* [Stored rows]:
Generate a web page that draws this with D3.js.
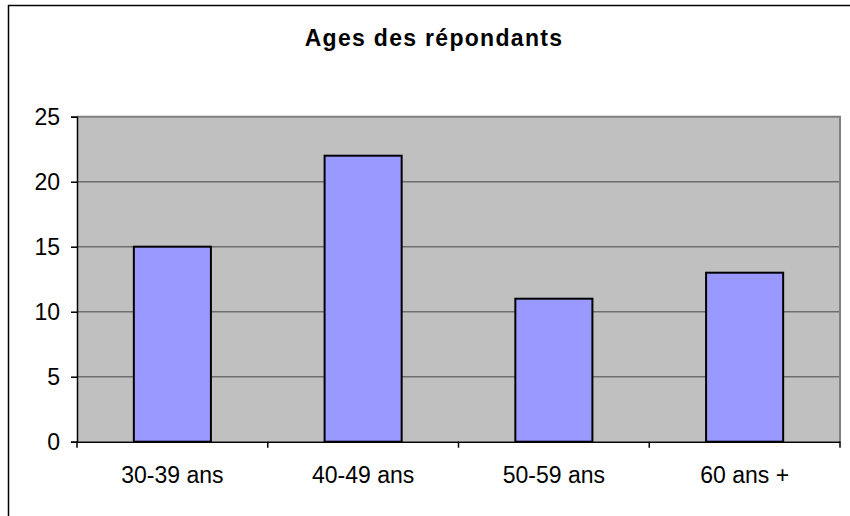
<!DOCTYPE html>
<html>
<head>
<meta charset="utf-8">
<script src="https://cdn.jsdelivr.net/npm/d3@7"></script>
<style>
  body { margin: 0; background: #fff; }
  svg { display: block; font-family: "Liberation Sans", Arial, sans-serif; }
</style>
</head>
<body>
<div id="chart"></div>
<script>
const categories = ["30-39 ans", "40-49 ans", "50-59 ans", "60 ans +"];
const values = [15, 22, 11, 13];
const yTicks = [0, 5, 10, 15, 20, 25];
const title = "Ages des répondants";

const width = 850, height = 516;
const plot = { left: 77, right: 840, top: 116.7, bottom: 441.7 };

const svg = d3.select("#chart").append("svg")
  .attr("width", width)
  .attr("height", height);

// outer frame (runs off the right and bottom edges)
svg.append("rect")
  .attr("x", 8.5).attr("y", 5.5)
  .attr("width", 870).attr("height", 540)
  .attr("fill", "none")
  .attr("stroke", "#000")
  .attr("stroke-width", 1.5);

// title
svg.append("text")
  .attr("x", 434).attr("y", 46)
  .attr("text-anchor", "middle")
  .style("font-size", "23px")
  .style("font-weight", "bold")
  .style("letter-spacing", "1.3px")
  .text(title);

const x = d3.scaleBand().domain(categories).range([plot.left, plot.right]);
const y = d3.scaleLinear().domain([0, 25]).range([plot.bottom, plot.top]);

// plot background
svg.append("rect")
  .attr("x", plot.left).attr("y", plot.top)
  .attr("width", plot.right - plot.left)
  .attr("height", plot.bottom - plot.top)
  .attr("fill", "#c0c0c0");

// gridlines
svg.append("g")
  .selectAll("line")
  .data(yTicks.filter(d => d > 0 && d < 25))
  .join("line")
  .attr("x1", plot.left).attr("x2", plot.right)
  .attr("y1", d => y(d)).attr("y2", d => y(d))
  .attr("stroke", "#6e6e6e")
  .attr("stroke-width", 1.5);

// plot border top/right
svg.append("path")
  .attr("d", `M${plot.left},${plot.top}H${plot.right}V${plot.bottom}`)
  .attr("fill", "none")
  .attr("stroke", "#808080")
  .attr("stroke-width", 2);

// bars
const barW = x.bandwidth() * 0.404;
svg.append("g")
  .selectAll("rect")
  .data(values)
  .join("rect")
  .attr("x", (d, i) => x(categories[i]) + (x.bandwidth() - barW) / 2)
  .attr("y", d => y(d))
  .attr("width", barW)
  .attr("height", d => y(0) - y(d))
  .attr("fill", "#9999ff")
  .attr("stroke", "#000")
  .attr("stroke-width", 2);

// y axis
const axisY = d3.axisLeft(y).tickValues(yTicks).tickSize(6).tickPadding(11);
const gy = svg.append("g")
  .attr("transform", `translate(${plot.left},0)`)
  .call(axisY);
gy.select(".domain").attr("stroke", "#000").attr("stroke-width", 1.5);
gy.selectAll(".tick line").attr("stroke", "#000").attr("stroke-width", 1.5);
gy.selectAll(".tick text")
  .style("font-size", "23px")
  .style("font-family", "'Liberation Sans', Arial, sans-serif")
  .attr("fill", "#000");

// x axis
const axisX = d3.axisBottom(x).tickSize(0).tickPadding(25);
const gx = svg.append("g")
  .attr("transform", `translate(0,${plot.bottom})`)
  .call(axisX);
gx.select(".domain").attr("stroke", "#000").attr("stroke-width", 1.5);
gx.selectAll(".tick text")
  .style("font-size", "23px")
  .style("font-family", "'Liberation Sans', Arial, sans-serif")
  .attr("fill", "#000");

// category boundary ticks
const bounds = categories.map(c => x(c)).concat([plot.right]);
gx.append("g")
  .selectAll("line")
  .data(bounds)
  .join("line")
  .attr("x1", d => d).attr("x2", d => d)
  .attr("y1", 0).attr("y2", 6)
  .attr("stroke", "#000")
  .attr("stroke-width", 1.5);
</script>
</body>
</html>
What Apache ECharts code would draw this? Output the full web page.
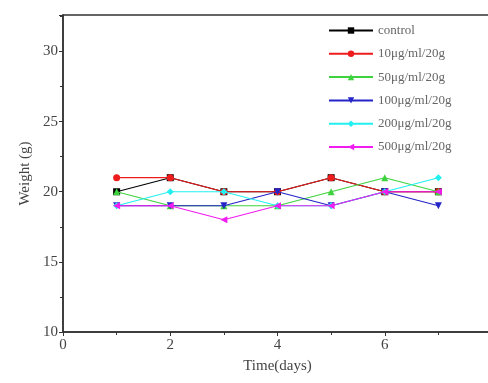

* [Problem requirements]: Write the entries above out in full, exactly, with no images.

* [Result below]:
Generate a web page that draws this with D3.js.
<!DOCTYPE html>
<html>
<head>
<meta charset="utf-8">
<script src="https://cdn.jsdelivr.net/npm/d3@7"></script>
<style>
  body { margin: 0; background: #fff; }
  svg { display: block; font-family: "Liberation Sans", Arial, sans-serif; }
</style>
</head>
<body>
<div id="chart"></div>
<script>
const categories = ["30-39 ans", "40-49 ans", "50-59 ans", "60 ans +"];
const values = [15, 22, 11, 13];
const yTicks = [0, 5, 10, 15, 20, 25];
const title = "Ages des répondants";

const width = 850, height = 516;
const plot = { left: 77, right: 840, top: 116.7, bottom: 441.7 };

const svg = d3.select("#chart").append("svg")
  .attr("width", width)
  .attr("height", height);

// outer frame (runs off the right and bottom edges)
svg.append("rect")
  .attr("x", 8.5).attr("y", 5.5)
  .attr("width", 870).attr("height", 540)
  .attr("fill", "none")
  .attr("stroke", "#000")
  .attr("stroke-width", 1.5);

// title
svg.append("text")
  .attr("x", 434).attr("y", 46)
  .attr("text-anchor", "middle")
  .style("font-size", "23px")
  .style("font-weight", "bold")
  .style("letter-spacing", "1.3px")
  .text(title);

const x = d3.scaleBand().domain(categories).range([plot.left, plot.right]);
const y = d3.scaleLinear().domain([0, 25]).range([plot.bottom, plot.top]);

// plot background
svg.append("rect")
  .attr("x", plot.left).attr("y", plot.top)
  .attr("width", plot.right - plot.left)
  .attr("height", plot.bottom - plot.top)
  .attr("fill", "#c0c0c0");

// gridlines
svg.append("g")
  .selectAll("line")
  .data(yTicks.filter(d => d > 0 && d < 25))
  .join("line")
  .attr("x1", plot.left).attr("x2", plot.right)
  .attr("y1", d => y(d)).attr("y2", d => y(d))
  .attr("stroke", "#6e6e6e")
  .attr("stroke-width", 1.5);

// plot border top/right
svg.append("path")
  .attr("d", `M${plot.left},${plot.top}H${plot.right}V${plot.bottom}`)
  .attr("fill", "none")
  .attr("stroke", "#808080")
  .attr("stroke-width", 2);

// bars
const barW = x.bandwidth() * 0.404;
svg.append("g")
  .selectAll("rect")
  .data(values)
  .join("rect")
  .attr("x", (d, i) => x(categories[i]) + (x.bandwidth() - barW) / 2)
  .attr("y", d => y(d))
  .attr("width", barW)
  .attr("height", d => y(0) - y(d))
  .attr("fill", "#9999ff")
  .attr("stroke", "#000")
  .attr("stroke-width", 2);

// y axis
const axisY = d3.axisLeft(y).tickValues(yTicks).tickSize(6).tickPadding(11);
const gy = svg.append("g")
  .attr("transform", `translate(${plot.left},0)`)
  .call(axisY);
gy.select(".domain").attr("stroke", "#000").attr("stroke-width", 1.5);
gy.selectAll(".tick line").attr("stroke", "#000").attr("stroke-width", 1.5);
gy.selectAll(".tick text")
  .style("font-size", "23px")
  .style("font-family", "'Liberation Sans', Arial, sans-serif")
  .attr("fill", "#000");

// x axis
const axisX = d3.axisBottom(x).tickSize(0).tickPadding(25);
const gx = svg.append("g")
  .attr("transform", `translate(0,${plot.bottom})`)
  .call(axisX);
gx.select(".domain").attr("stroke", "#000").attr("stroke-width", 1.5);
gx.selectAll(".tick text")
  .style("font-size", "23px")
  .style("font-family", "'Liberation Sans', Arial, sans-serif")
  .attr("fill", "#000");

// category boundary ticks
const bounds = categories.map(c => x(c)).concat([plot.right]);
gx.append("g")
  .selectAll("line")
  .data(bounds)
  .join("line")
  .attr("x1", d => d).attr("x2", d => d)
  .attr("y1", 0).attr("y2", 6)
  .attr("stroke", "#000")
  .attr("stroke-width", 1.5);
</script>
</body>
</html>
What Apache ECharts code would draw this? Output the full web page.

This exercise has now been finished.